The Power of Simple Awareness
In reading Dr. Cohen's article "Stuck? Frustrated? Going
Bananas?" I was struck by one line, "We're too busy trying to
make things happen in our favor rather than naturally let things
happen in our favor." That line carried me back to basics, back
to the concept of simple awareness.
Anyone who has attempted affirmations knows that they work. Make
a positive statement to yourself often enough and you begin to
believe it. Continue the affirmation, it grows past belief and
ripens into an accepted part of your life.
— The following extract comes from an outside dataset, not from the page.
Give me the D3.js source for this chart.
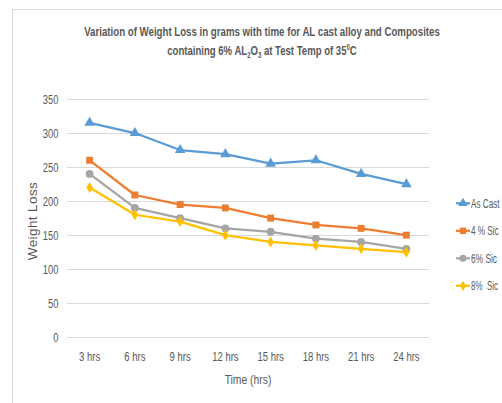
<!DOCTYPE html>
<html><head><meta charset="utf-8">
<script src="https://cdn.jsdelivr.net/npm/d3@7"></script>
<style>
body{margin:0;background:#fff;}
text{font-family:"Liberation Sans",Arial,sans-serif;fill:#595959;}
</style></head>
<body><svg id="c" width="502" height="403"></svg>
<script>
const categories=["3 hrs","6 hrs","9 hrs","12 hrs","15 hrs","18 hrs","21 hrs","24 hrs"];
const asCast=[315,300,275,269,255,260,240,225];
const sic4=[260,209,195,190,175,165,160,150];
const sic6=[240,190,175,160,155,145,140,130];
const sic8=[220,180,170,150,140,135,130,125];
const yTicks=[0,50,100,150,200,250,300,350];
const seriesNames=["As Cast","4 % Sic","6% Sic","8%  Sic"];
const colors=["#5B9BD5","#ED7D31","#A5A5A5","#FFC000"];
const symbols=[d3.symbolTriangle,d3.symbolSquare,d3.symbolCircle,d3.symbolDiamond];
const series=[asCast,sic4,sic6,sic8];

function condense(sel,f){
  sel.each(function(){
    const w=this.getComputedTextLength();
    d3.select(this).attr("textLength",w*f).attr("lengthAdjust","spacingAndGlyphs");
  });
}

const svg=d3.select("#c");
svg.append("rect").attr("x",12.5).attr("y",9.5).attr("width",520).attr("height",420)
  .attr("fill","none").attr("stroke","#d9d9d9").attr("stroke-width",1);

const x=d3.scaleBand().domain(categories).range([67,429]);
const y=d3.scaleLinear().domain([0,350]).range([337.3,99]);

svg.append("g").selectAll("line").data(yTicks).join("line")
  .attr("x1",67).attr("x2",429).attr("y1",d=>Math.round(y(d))+0.5).attr("y2",d=>Math.round(y(d))+0.5)
  .attr("stroke","#d9d9d9").attr("stroke-width",1);

const yAxis=svg.append("g").attr("transform","translate(67,0)")
  .call(d3.axisLeft(y).tickValues(yTicks).tickSize(0).tickPadding(8.5));
yAxis.select(".domain").remove();
yAxis.selectAll("text").attr("font-size",12.5).style("font-family",null).attr("fill",null);
condense(yAxis.selectAll("text"),0.75);

const xAxis=svg.append("g").attr("transform","translate(0,337)")
  .call(d3.axisBottom(x).tickSize(0).tickPadding(15));
xAxis.select(".domain").remove();
xAxis.selectAll("text").attr("font-size",12.5).style("font-family",null).attr("fill",null);
condense(xAxis.selectAll("text"),0.76);

const line=d3.line().x((d,i)=>x(categories[i])+x.bandwidth()/2).y(d=>y(d));
series.forEach((s,k)=>{
  svg.append("path").datum(s).attr("d",line).attr("fill","none")
    .attr("stroke",colors[k]).attr("stroke-width",2.25).attr("stroke-linejoin","round");
  svg.append("g").selectAll("path").data(s).join("path")
    .attr("transform",(d,i)=>`translate(${x(categories[i])+x.bandwidth()/2},${y(d)})`)
    .attr("d",d3.symbol().type(symbols[k]).size(k===3?36:48))
    .attr("fill",colors[k]);
});

const legendY=[203.3,230.8,258.3,285.8];
const legendW=[28.5,27.5,26,27];
seriesNames.forEach((n,k)=>{
  const g=svg.append("g").attr("transform",`translate(456,${legendY[k]})`);
  g.append("line").attr("x1",0).attr("x2",14).attr("stroke",colors[k]).attr("stroke-width",2.25);
  g.append("path").attr("transform","translate(7,0)").attr("d",d3.symbol().type(symbols[k]).size(k===3?30:40)).attr("fill",colors[k]);
  const tg=g.append("g");
  const t=tg.append("text").attr("x",0).attr("y",4.3).attr("font-size",12).style("white-space","pre").text(n);
  const w=t.node().getComputedTextLength();
  tg.attr("transform",`translate(15,0) scale(${legendW[k]/w},1)`);
});

const xt=svg.append("text").attr("x",248).attr("y",384).attr("text-anchor","middle").attr("font-size",13).text("Time (hrs)");
xt.attr("textLength",46.7).attr("lengthAdjust","spacingAndGlyphs");
svg.append("text").attr("transform","translate(36.5,221) rotate(-90)").attr("text-anchor","middle")
  .attr("font-size",13.5).attr("letter-spacing",0.4).text("Weight Loss");

function titleLine(yy,target,build){
  const g=svg.append("g");
  const t=g.append("text").attr("x",0).attr("y",0).attr("text-anchor","middle").attr("font-size",13.5).attr("font-weight","bold");
  build(t);
  const w=t.node().getBBox().width;
  g.attr("transform",`translate(262,${yy}) scale(${target/w},1)`);
}
titleLine(35.5,356,t=>t.text("Variation of Weight Loss in grams with time for AL cast alloy and Composites"));
titleLine(54.5,190,t=>{
  t.append("tspan").text("containing 6% AL");
  t.append("tspan").attr("font-size",8.5).attr("dy",3).text("2");
  t.append("tspan").attr("dy",-3).text("O");
  t.append("tspan").attr("font-size",8.5).attr("dy",3).text("3");
  t.append("tspan").attr("dy",-3).text(" at Test Temp of 35");
  t.append("tspan").attr("font-size",8.5).attr("dy",-5).text("0");
  t.append("tspan").attr("dy",5).text("C");
});
</script></body></html>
Eventually, the
positivity seeps into your brain, becoming as much a part if you
as your skin or your eyes.
Years ago, I read a book called "The Creative Process" which
consisted of a collection of essays by artists, scientists,
mathematicians and a whole array of creative people. I was
struck by the commonality of the creative experience about which
these people wrote.
In each case, the person described days, months, or even years
of effort at a project or problem, only to find the answer swell
up in their brain and surface in a dream, on a walk by the sea
or while taking a bath.
One woman I know tried to remember the name of a person she
hadn't thought of in years. That night she dreamt of a billboard
with the person's name splashed across it. Why do people say,
"Let me sleep on it?"
Early in the twentieth century, physicists began to formulate
the concepts which they called the Quantum Theory. Their
findings implied that the finer levels of reality were the most
powerful. Experiments proved them to be right. Split an atom,
you have atomic energy. Split the nucleus of an atom, you have
the even more powerful nuclear energy. They've found more and
more finer levels of reality lead to an idea, a thought, a
beingness.
Where am I going with all this? What I'm about to say is less of
an analogy, more of a reality, but you can take it anyway you
want.
Thought is most powerful at it's source, which is the state of
simple awareness. When these creative people found answers to
questions and solutions to problems, they found them not when
they were thinking about them, but when their minds were quiet,
at rest.
When Dr. Cohen said "We're too busy trying to make things happen
in our favor rather than naturally let things happen in our
favor," it meant to me that we have to pull back, quiet our
minds in order to know how to proceed. We've got to trust the
still, quiet part of ourselves. We need to set aside some time
each day to experience that simple awareness.